When, as in our system, a single court has jurisdiction both in law and equity, and administers justice in a common form of procedure, the two jurisdictions of necessity become to some extent blended. This must be especially the result where the forms of pleading and proceeding are alike. If, as has been in some of the courts of the United States, the rigid forms of the common law have been preserved on one side of the court, while all the old equity forms have been preserved on the other, the distinction between law and equity is still quite apparent. It was said long ago by Sir JOHN MITFORD (afterward Lord REDESDALE) that "the distinction between strict law and equity is never, in any country, a permanent distinction; law and equity are in continual progression, and the former is certainly gaining ground upon the latter. A great part of what is now strict law was formerly considered as equity, and the equitable decisions of this age will unavoidably be ranked under the strict law of the next." (Mitf., 428.) It would not be profitable to attempt to trace the gradual assimilation of two apparently adverse systems of jurisprudence when brought in actual contact in a single court under a common form of procedure; it is enough to know that, in our courts at the present day, justice may be administered without regard to mere form. Certain forms are needful to be preserved, but they must not obstruct the path to exact justice, and if they do they will be swept away. In the present case we find no difficulty either in form or substance in giving a judgment according to the intention of the parties, and which both law and equity plainly allow.

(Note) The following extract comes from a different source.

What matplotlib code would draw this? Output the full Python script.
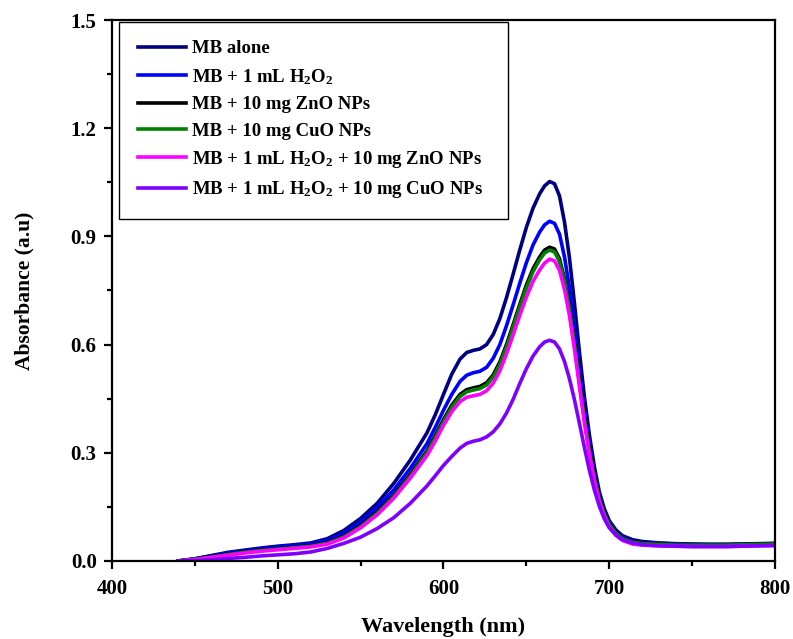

Under our present system of policy in respect to the relations of husband and wife, I do not see why a married woman may not sue her husband to enforce any right affecting her separate property, in any form of action (if any distinct forms can be said to exist), in the same manner that she might sue any stranger; and such, I think, is the judgment of the courts. ( Power v. Lester, 23 N.Y., 527, 530; Dygert v. Reimerschnider, 32 N Y, 629; Whitney v. Whitney, 49 Barbour, 319.)
The judgment should be affirmed, with costs.